S’il faut tuer le père, selon les dires de tonton Sigmund, il est parfois salutaire de songer à tuer la mère. Et de passer à l’acte. Amélie Nothomb organise tout un jeu de miroirs, de reflets, pour tresser les relations mère/fille : l’amie professeur s’appelle Olivia, prénom auquel Marie avait pensé pour sa fille Diane ; la fille de l’amie professeur se prénomme Mariel ; les deux mères – Marie et Olivia – n’autorisent à leur fille qu’un seul morceau de chocolat. Il serait réducteur de ne se référer qu’à la psychologie ou à la psychanalyse pour décortiquer l’attitude des personnages de Nothomb. Parfois, les mères n’aiment pas leur fille.
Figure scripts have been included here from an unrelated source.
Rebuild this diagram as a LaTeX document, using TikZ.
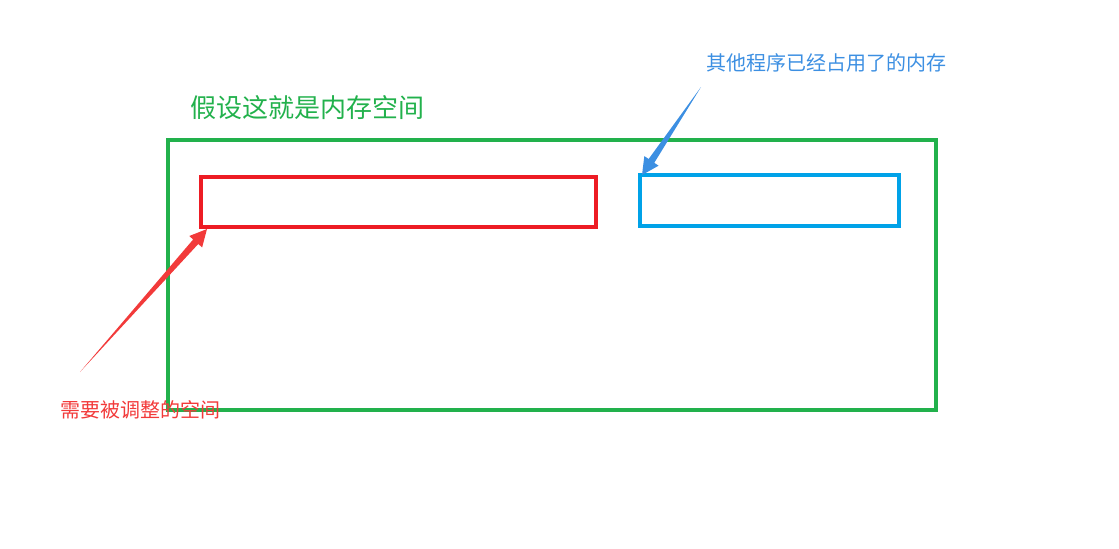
\documentclass[tikz,border=0pt]{standalone}
\usepackage{fontspec}
\setmainfont{Noto Sans CJK SC}
\usepackage{tikz}
\usetikzlibrary{calc,positioning}
\definecolor{memgreen}{HTML}{22B14C}
\definecolor{memred}{HTML}{ED1C24}
\definecolor{memblue}{HTML}{00A2E8}
\definecolor{tagred}{HTML}{F23A3A}
\definecolor{tagblue}{HTML}{3C8FE2}
\tikzset{
	membox/.style={draw,line width=2pt,inner sep=0pt,outer sep=0pt},
	tag/.style={anchor=west,inner sep=0pt,font=\fontsize{10pt}{12pt}\selectfont}
}

\begin{document}
\begin{tikzpicture}[x=0.5pt,y=-0.5pt]
		\useasboundingbox (0,0) rectangle (1119,548);
		\begin{scope}
			\node(mem) [membox,memgreen,minimum width=384pt,minimum height=135pt] at (552,275) {};
			\node(title) [tag,memgreen,font=\fontsize{13pt}{15pt}\selectfont] at (190,108) {假设这就是内存空间};
			\node(resize) [membox,memred,minimum width=197.5pt,minimum height=25pt] at (398.5,202) {};
			\node(used) [membox,memblue,minimum width=129.5pt,minimum height=25.5pt] at (769.5,200.5) {};
			\node(resizetag) [tag,tagred] at (60,410) {需要被调整的空间};
			\node(usedtag) [tag,tagblue] at (706,63) {其他程序已经占用了的内存};
			% tapered arrows
			\coordinate (rtail) at (80,372);
			\coordinate (rhead) at ($(resize.south west)+(6,2)$);
			\coordinate (rbase) at ($(rhead)!8.5pt!(rtail)$);
			\fill[tagred] (rtail) -- ($(rbase)!1.7pt!90:(rtail)$) -- ($(rbase)!4.3pt!90:(rtail)$) -- (rhead)
				-- ($(rbase)!4.3pt!-90:(rtail)$) -- ($(rbase)!1.7pt!-90:(rtail)$) -- cycle;
			\coordinate (btail) at (701,87);
			\coordinate (bhead) at ($(used.north west)+(2,0)$);
			\coordinate (bbase) at ($(bhead)!8.5pt!(btail)$);
			\fill[tagblue] (btail) -- ($(bbase)!1.7pt!90:(btail)$) -- ($(bbase)!4.3pt!90:(btail)$) -- (bhead)
				-- ($(bbase)!4.3pt!-90:(btail)$) -- ($(bbase)!1.7pt!-90:(btail)$) -- cycle;
		\end{scope}
	\end{tikzpicture}
\end{document}
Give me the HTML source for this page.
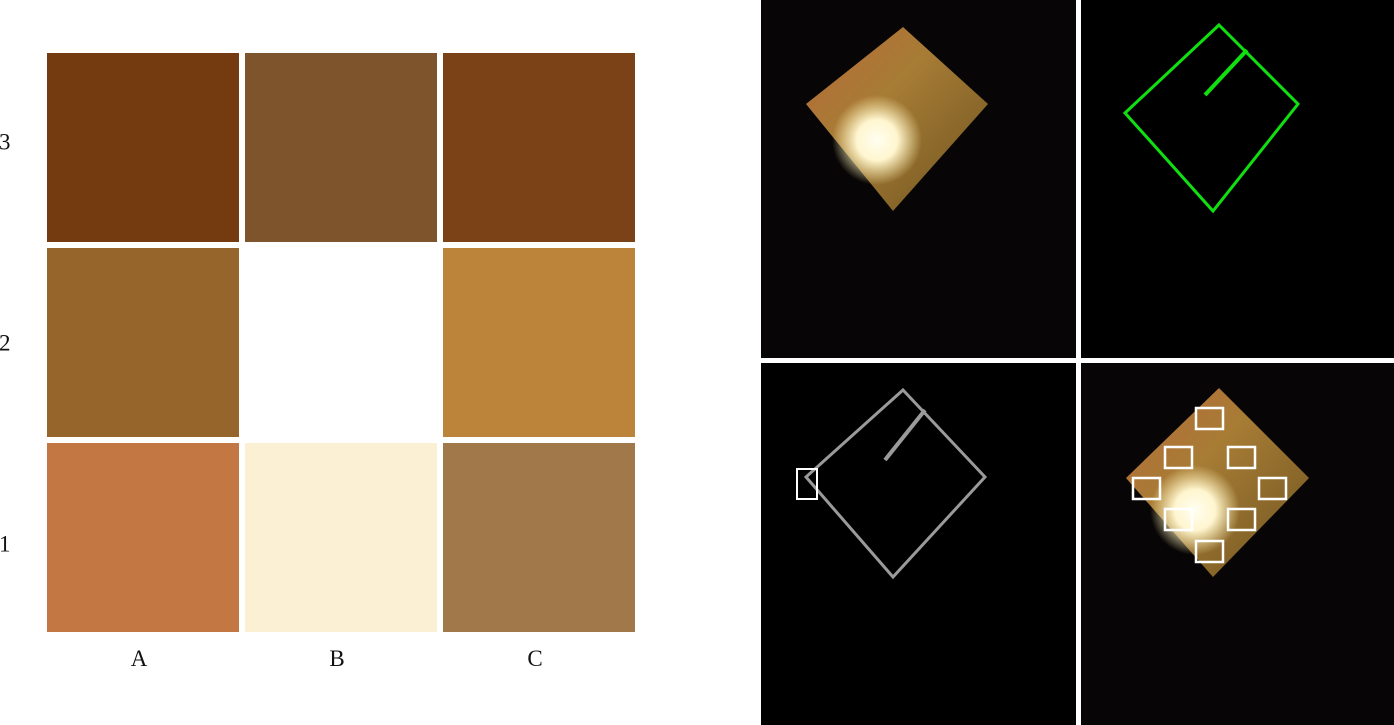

Ou les aiment trop, ce qui revient au même. C’est ainsi. Et les pères, dans tout ça ? Dans Frappe-toi le cœur, ils sont dans un déni qui confine à l’autisme. Les grands-parents maternels de Diane, en revanche, sont plus clairvoyants. Ils sont mes héros de cœur de cette histoire terrible.


Un roman qui n’a rien de glaçant, qui tout au contraire brûle d’un feu violent qui couve sous les braises du non-dit et de l’acceptation. Un des meilleurs textes de Nothomb, sans aucun doute.